Team Members

Team Members:

  • Suriya Narayanan Lakshmanan
  • Te-Li Wang

Advisor:

Srinivasa Narasimhan (srinivas@andrew.cmu.edu)

About Suriya Narayanan Lakshmanan:

snlakshm@andrew.cmu.edu

Suriya Narayanan from MSCV ’18 was part of the Platform Pittsburgh projects during the year ’18. His work on this project focuses on building a simple surveillance pipeline with Computer Vision blocks implemented, connected and deployed through software and system engineering. Some of the contributions in the pre-processing stage are implementing video stabilization, exploring background subtraction techniques, contour detection and clustering for ROI proposal. Other contributions in the vision aspect of the project include exploring object detection methods and object tracking. Major contributions come from the system and software engineering part. One of the main goals of this project is to showcase an easy to use website which gives access to the installed cameras’ feeds and run computer vision algorithms on those videos. The main work involves developing a modular framework which lets plugging in various computer vision blocks and developing a web interface. The web interface has options to record video from a camera and process a video saved to the filesystem. More on this can be found in the project presentation and the project summary page.

About Te-Li Wang:

teliw@andrew.cmu.edu

Te-Li Wang was a student in the MSCV program who participated in the Platform Pittsburgh project as his capstone project.
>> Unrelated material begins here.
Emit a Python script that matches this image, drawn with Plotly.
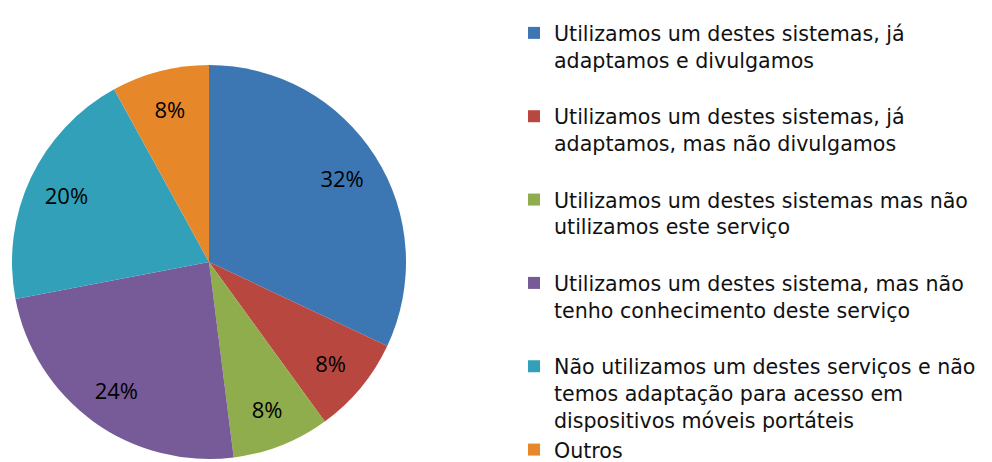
import plotly.graph_objects as go

labels = [
    "Utilizamos um destes sistemas, já<br>adaptamos e divulgamos<br> ",
    "Utilizamos um destes sistemas, já<br>adaptamos, mas não divulgamos<br> ",
    "Utilizamos um destes sistemas mas não<br>utilizamos este serviço<br> ",
    "Utilizamos um destes sistema, mas não<br>tenho conhecimento deste serviço<br> ",
    "Não utilizamos um destes serviços e não<br>temos adaptação para acesso em<br>dispositivos móveis portáteis",
    "Outros",
]
values = [32, 8, 8, 24, 20, 8]
colors = ["#3d77b3", "#b8473f", "#8fad4c", "#775b98", "#31a0b8", "#e6882a"]

# body margin of the page is 8px; compensate
OFF = 8
W, H = 992, 462
dom = dict(x=[(12 - OFF) / W, (406 - OFF) / W],
           y=[(H - (459 - OFF)) / H, (H - (65 - OFF)) / H])

fig = go.Figure()
fig.add_trace(go.Pie(
    labels=labels,
    values=values,
    sort=False,
    direction="clockwise",
    rotation=0,
    marker=dict(colors=colors, line=dict(width=0)),
    textinfo="none",
    domain=dom,
    hoverinfo="label+percent",
))
# transparent ring carrying the percentage labels
fig.add_trace(go.Pie(
    labels=labels,
    values=values,
    sort=False,
    direction="clockwise",
    rotation=0,
    hole=0.6,
    marker=dict(colors=["rgba(0,0,0,0)"] * len(values), line=dict(width=0)),
    texttemplate="%{percent:.0%}",
    textposition="inside",
    insidetextorientation="horizontal",
    textfont=dict(family="Open Sans", size=22, color="black"),
    domain=dom,
    showlegend=False,
    hoverinfo="skip",
))

fig.update_layout(
    width=W, height=H,
    margin=dict(l=0, r=0, t=0, b=0),
    paper_bgcolor="white",
    plot_bgcolor="white",
    font=dict(family="Open Sans", color="black"),
    showlegend=True,
    legend=dict(
        x=(514 - OFF) / W, y=1 - (24 - OFF) / H, xanchor="left", yanchor="top",
        font=dict(family="DejaVu Sans", size=20.6, color="#111111"),
        valign="top",
        bgcolor="rgba(0,0,0,0)",
        itemclick=False,
        maxheight=2000,
    ),
)

fig.write_html("out.html")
Along with Suriya, his best teammate, they focused on the software pipeline that enables computer vision capability to the camera network that is currently being deployed to several intersections near CMU. In particular, Te-Li has been working on 3D object detection for detecting road vehicles, which served as one of the core applications to do smart infrastructure. He came up with two different methods on this topic. One utilizes high precision wheel detection to estimate the pose of the vehicle, and the other combines 2D keypoint detection network with a custom perspective-n-point algorithm that embeds the pose of each vehicle to detectable 2D points. Both results are shown in the result section of this website.